What to do |
Your output is the lines from the first one to the one containing "from matplotlib.transforms import", repeated exactly, with images left out.

Available data |
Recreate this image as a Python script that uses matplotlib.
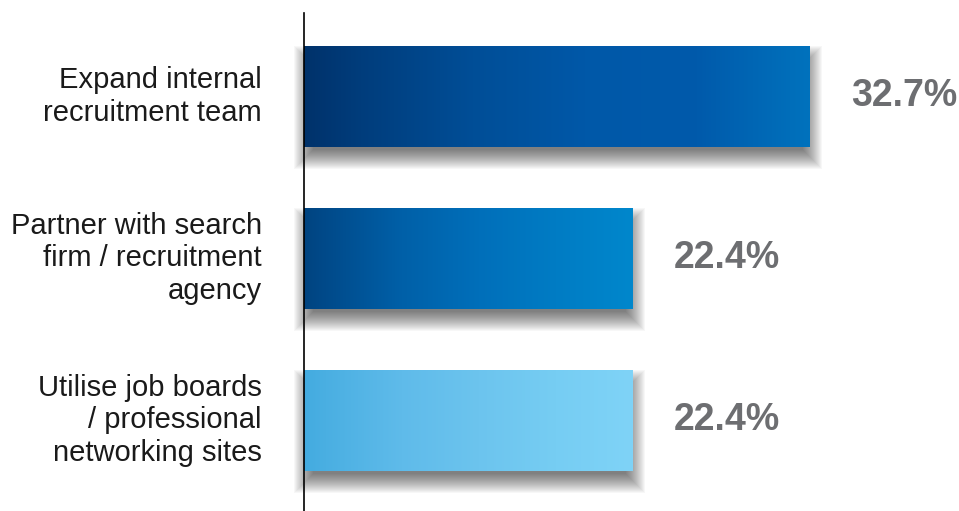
import matplotlib
matplotlib.use("Agg")
import matplotlib.pyplot as plt
import numpy as np
from matplotlib.colors import LinearSegmentedColormap
from matplotlib.patches import Rectangle
from matplotlib.transforms import IdentityTransform

# data
categories = ["Expand internal\nrecruitment team",
              "Partner with search\nfirm / recruitment\nagency",
              "Utilise job boards\n/ professional\nnetworking sites"]
values = [32.7, 22.4, 22.4]
value_labels = ["32.7%", "22.4%", "22.4%"]

# gradient colours per bar (left -> right)
gradients = [
    ["#00275a", "#003d7c", "#004e97", "#0058a8", "#005aab", "#0072bd"],
    ["#003366", "#004a8a", "#0060a8", "#006fba", "#007cc4", "#0087cc"],
    ["#31a1db", "#4aafe2", "#5fbbea", "#6cc4ee", "#76cdf3", "#7fd3f7"],
]

plt.rcParams['font.family'] = ['Liberation Sans', 'DejaVu Sans']

fig = plt.figure(figsize=(9.59, 5.11), dpi=100)
ax = fig.add_axes([304 / 959, 0, 1 - 304 / 959, 1 - 13 / 511])

bar_h = 0.623
ys = np.arange(len(values))

for y, v, cols in zip(ys, values, gradients):
    cmap = LinearSegmentedColormap.from_list("g", cols)
    grad = cmap(np.linspace(0, 1, 256))[None, :, :]
    ax.imshow(grad, extent=[0, v, y + bar_h / 2, y - bar_h / 2],
              aspect='auto', zorder=3, interpolation='bilinear')

x0 = 3.25
ax.set_xlim(x0, 41.4)
ax.set_ylim(2.559, -0.515)

# soft drop shadows (drawn in pixel space)
fig.canvas.draw()
for y, v in zip(ys, values):
    (px0, py0), (px1, py1) = ax.transData.transform(
        [(x0, y + bar_h / 2), (v, y - bar_h / 2)])
    for k in range(20):
        pad = -8 + k
        r = Rectangle((px0 - pad + 1, py0 - 11 - pad),
                      (px1 - px0) + 2 * pad, (py1 - py0) + 2 * pad,
                      transform=IdentityTransform(), facecolor='black',
                      edgecolor='none', alpha=0.03, zorder=1, clip_on=False)
        ax.add_artist(r)

for y, v, lab in zip(ys, values, value_labels):
    ax.annotate(lab, xy=(v, y), xytext=(41, 0), textcoords='offset pixels',
                ha='left', va='center', fontsize=27, fontweight='bold',
                color='#6d6e71', zorder=4)

for y, c in zip(ys, categories):
    ax.annotate(c, xy=(x0, y), xytext=(-42, 0), textcoords='offset pixels',
                ha='right', va='center', fontsize=21, color='#1a1a1a',
                linespacing=1.2, annotation_clip=False)

for s in ['top', 'right', 'bottom']:
    ax.spines[s].set_visible(False)
ax.spines['left'].set_color('black')
ax.spines['left'].set_linewidth(1.2)
ax.spines['left'].set_zorder(5)
ax.set_xticks([])
ax.set_yticks([])
ax.patch.set_alpha(0)

fig.savefig("out.png", dpi=100)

Task output |
Recreate this image as a Python script that uses matplotlib.
import matplotlib
matplotlib.use("Agg")
import matplotlib.pyplot as plt
import numpy as np
from matplotlib.colors import LinearSegmentedColormap
from matplotlib.patches import Rectangle
from matplotlib.transforms import IdentityTransform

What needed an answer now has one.